Your instructions:
From the listing below, copy word for word every line starting at the one that includes "Rebuild this chart" and ending at the one that includes "anual de les"; the pictures are omitted.

Records for this task:

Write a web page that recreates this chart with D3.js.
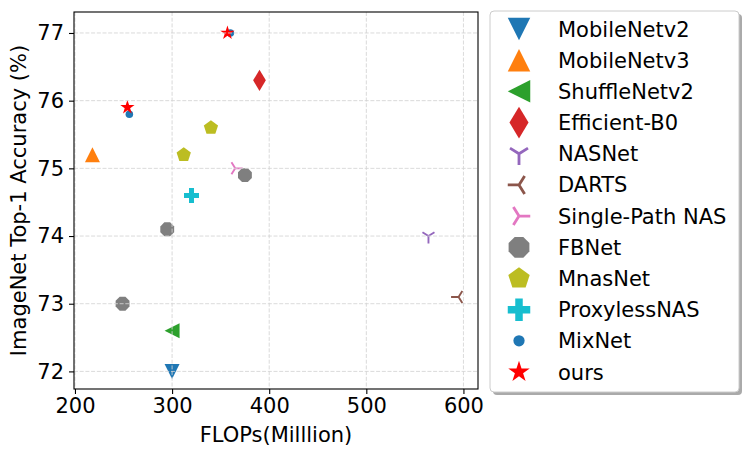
--
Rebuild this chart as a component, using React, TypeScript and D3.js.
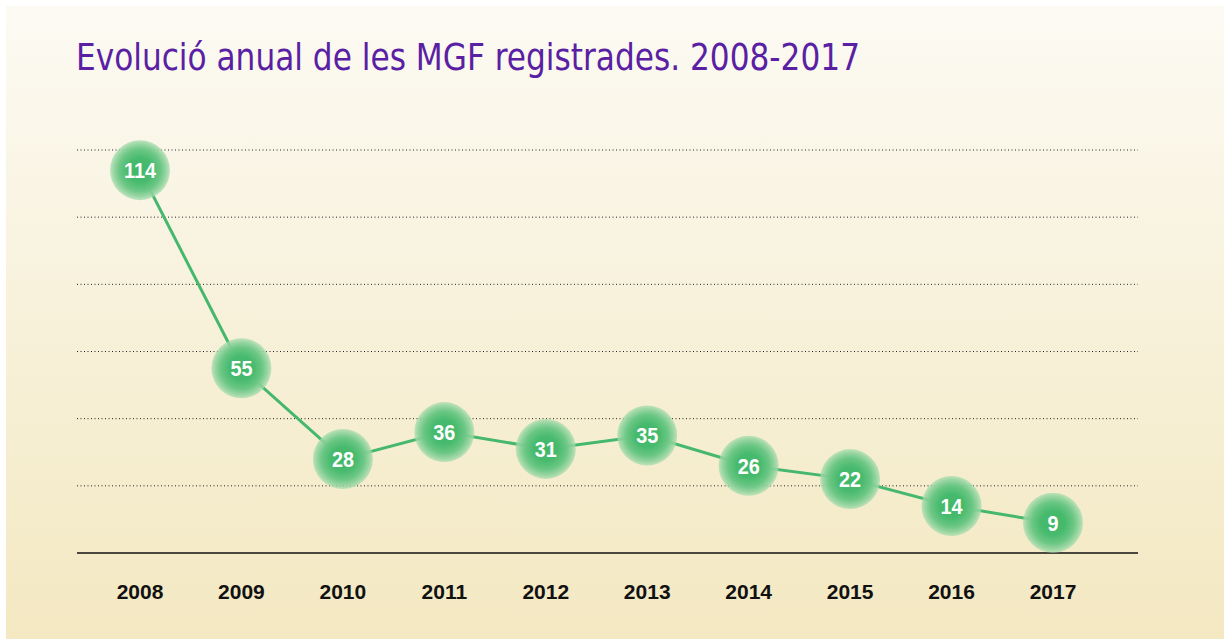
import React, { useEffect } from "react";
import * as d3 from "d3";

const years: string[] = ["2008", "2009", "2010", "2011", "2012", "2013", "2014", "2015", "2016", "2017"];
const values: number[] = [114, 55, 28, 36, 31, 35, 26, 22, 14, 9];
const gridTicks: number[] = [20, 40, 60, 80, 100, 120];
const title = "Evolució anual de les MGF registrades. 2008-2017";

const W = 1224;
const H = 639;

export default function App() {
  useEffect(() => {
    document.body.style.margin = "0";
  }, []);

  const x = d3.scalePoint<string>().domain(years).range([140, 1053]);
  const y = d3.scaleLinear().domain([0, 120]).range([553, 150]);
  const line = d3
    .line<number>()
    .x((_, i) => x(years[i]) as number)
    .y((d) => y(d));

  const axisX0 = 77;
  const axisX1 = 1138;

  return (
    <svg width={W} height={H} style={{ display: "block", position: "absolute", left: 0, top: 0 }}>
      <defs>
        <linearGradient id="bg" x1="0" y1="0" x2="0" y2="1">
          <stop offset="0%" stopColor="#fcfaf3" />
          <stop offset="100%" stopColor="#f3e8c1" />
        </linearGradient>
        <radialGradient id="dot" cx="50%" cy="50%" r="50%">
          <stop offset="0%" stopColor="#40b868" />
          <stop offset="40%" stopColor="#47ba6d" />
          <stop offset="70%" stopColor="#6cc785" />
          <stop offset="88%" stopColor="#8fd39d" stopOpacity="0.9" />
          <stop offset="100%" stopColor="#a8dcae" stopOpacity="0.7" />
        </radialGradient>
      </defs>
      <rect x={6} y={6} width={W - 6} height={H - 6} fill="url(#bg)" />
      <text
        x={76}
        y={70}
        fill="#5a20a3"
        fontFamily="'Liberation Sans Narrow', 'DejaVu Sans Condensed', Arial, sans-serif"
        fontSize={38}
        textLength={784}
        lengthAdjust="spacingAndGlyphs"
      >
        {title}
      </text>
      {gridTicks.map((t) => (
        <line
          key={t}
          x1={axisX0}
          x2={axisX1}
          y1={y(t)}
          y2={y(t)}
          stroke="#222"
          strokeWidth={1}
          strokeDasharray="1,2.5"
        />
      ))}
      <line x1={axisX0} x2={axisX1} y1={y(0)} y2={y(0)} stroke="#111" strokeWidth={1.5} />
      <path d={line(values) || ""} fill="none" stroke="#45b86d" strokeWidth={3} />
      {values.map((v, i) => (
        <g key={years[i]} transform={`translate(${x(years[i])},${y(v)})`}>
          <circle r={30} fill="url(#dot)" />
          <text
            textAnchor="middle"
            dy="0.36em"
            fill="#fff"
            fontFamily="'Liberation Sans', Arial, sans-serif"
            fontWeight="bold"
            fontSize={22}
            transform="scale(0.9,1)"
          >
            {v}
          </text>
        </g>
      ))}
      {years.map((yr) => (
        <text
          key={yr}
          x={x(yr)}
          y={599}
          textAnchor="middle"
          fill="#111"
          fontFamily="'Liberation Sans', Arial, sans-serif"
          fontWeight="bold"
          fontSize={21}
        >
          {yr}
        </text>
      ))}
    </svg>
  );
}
* * *
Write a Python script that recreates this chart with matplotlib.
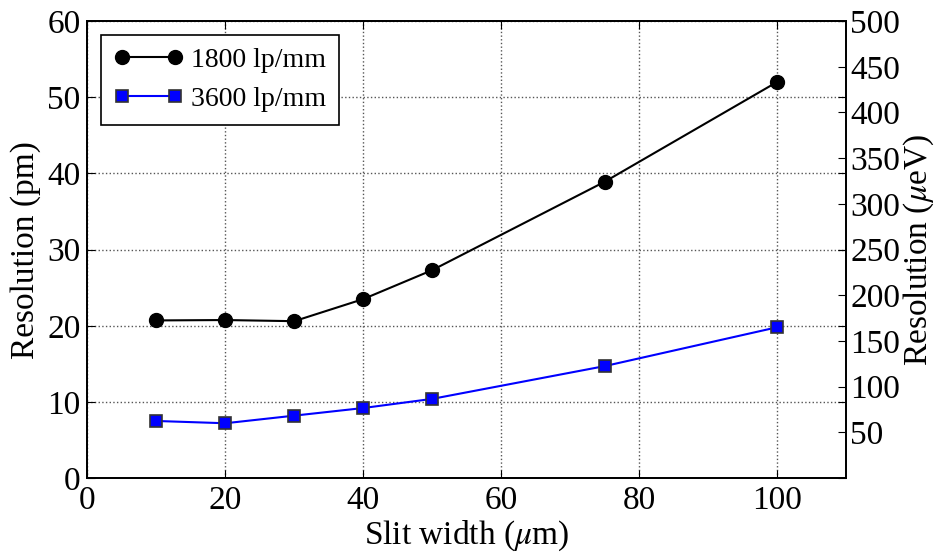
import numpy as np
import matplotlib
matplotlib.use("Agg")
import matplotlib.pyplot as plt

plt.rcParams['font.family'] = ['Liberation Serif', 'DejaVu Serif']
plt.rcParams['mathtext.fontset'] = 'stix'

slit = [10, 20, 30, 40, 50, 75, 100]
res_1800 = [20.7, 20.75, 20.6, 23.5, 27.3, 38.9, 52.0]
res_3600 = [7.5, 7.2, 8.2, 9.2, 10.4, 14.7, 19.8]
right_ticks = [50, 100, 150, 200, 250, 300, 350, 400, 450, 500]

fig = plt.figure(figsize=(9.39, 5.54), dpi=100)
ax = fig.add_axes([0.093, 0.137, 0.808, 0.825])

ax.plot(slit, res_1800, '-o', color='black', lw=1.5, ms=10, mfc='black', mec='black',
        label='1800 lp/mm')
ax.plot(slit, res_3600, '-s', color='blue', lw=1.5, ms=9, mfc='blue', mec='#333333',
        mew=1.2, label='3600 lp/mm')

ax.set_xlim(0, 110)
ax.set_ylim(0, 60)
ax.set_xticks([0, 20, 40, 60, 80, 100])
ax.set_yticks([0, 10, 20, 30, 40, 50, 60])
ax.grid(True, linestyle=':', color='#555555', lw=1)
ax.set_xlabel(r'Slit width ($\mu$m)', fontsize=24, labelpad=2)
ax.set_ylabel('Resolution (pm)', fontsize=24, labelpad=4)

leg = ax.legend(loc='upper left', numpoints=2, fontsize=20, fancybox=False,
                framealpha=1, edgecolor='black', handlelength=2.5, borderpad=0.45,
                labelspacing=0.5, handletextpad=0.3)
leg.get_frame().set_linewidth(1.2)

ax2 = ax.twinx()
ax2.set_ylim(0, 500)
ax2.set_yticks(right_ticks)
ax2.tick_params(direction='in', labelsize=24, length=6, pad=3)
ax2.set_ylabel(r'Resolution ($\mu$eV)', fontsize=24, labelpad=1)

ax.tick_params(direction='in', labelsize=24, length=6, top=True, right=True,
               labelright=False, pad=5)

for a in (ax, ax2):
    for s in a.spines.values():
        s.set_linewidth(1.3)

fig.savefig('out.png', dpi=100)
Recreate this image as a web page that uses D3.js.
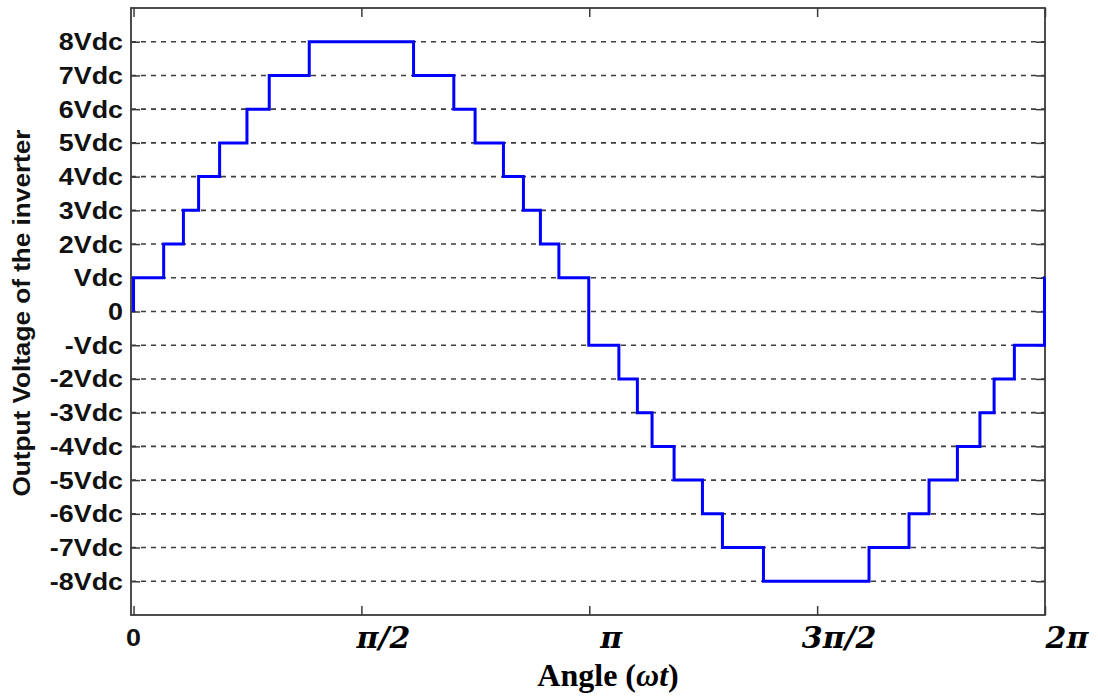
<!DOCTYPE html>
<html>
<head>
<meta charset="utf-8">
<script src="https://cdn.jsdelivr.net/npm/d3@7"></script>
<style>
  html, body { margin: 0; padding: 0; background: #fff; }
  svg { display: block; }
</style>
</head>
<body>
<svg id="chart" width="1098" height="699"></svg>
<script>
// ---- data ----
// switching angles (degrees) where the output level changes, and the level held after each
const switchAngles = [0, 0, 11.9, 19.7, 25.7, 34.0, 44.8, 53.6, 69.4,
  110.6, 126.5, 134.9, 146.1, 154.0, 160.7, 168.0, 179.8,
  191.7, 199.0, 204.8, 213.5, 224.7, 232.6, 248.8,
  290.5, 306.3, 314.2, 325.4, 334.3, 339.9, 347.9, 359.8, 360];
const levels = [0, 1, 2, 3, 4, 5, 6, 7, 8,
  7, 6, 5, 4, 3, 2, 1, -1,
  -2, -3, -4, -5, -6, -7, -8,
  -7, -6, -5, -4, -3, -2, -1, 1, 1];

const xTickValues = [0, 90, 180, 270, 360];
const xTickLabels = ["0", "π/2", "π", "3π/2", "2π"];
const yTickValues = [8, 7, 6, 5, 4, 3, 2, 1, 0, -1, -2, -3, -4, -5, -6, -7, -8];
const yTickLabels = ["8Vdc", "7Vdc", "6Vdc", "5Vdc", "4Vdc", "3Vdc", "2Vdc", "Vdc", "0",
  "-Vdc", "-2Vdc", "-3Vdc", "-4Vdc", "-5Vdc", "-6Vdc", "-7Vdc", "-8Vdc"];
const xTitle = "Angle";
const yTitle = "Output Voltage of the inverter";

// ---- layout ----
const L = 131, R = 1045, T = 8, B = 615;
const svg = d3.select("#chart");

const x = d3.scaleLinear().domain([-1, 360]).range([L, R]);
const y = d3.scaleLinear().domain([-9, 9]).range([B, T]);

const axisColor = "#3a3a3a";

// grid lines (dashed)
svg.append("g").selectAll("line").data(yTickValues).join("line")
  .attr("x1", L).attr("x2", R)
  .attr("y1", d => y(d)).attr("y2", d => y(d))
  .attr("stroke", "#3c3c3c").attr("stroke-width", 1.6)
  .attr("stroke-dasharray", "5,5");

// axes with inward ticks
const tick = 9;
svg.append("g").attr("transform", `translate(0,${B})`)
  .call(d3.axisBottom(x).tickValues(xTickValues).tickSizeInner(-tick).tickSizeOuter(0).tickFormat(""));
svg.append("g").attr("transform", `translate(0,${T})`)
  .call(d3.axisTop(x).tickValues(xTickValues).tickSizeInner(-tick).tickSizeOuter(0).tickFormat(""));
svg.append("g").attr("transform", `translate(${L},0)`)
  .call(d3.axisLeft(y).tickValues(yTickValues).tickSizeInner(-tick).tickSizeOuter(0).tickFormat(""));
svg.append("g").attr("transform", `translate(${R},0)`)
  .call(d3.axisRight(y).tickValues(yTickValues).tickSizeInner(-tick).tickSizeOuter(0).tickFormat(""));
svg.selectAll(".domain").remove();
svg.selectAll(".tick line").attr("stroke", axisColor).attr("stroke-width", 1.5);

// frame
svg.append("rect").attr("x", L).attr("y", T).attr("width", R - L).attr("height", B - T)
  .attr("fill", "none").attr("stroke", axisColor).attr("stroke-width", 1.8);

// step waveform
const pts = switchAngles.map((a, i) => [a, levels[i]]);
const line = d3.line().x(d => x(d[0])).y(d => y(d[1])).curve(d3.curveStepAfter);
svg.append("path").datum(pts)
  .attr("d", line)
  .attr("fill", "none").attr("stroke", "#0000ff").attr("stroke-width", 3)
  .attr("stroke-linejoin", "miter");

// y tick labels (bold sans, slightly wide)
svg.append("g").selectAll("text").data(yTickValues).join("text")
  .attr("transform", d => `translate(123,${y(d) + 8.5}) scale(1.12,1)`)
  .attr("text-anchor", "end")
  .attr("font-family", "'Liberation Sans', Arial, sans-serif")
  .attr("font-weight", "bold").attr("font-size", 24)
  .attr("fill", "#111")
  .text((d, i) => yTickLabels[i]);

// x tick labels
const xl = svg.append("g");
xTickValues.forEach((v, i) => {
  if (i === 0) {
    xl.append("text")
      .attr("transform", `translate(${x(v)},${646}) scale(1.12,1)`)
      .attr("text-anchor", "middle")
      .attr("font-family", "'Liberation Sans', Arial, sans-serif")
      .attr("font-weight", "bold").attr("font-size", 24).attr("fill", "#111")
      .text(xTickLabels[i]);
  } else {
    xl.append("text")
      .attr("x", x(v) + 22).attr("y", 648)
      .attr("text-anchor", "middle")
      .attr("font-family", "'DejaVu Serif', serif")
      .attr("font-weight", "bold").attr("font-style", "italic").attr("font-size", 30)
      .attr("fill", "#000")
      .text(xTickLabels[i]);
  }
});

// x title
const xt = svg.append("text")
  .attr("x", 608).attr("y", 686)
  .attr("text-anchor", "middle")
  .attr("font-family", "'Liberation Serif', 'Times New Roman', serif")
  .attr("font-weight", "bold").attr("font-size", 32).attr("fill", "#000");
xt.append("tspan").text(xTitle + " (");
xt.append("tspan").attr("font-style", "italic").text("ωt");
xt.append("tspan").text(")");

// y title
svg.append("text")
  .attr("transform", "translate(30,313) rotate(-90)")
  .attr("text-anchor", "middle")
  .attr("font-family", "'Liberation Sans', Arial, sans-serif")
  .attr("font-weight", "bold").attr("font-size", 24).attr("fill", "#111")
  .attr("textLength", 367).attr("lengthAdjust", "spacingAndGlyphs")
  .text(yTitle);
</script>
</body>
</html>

Exercise output:
Rebuild this chart as a component, using React, TypeScript and D3.js.
import React, { useEffect } from "react";
import * as d3 from "d3";

const years: string[] = ["2008", "2009", "2010", "2011", "2012", "2013", "2014", "2015", "2016", "2017"];
const values: number[] = [114, 55, 28, 36, 31, 35, 26, 22, 14, 9];
const gridTicks: number[] = [20, 40, 60, 80, 100, 120];
const title = "Evolució anual de les MGF registrades. 2008-2017";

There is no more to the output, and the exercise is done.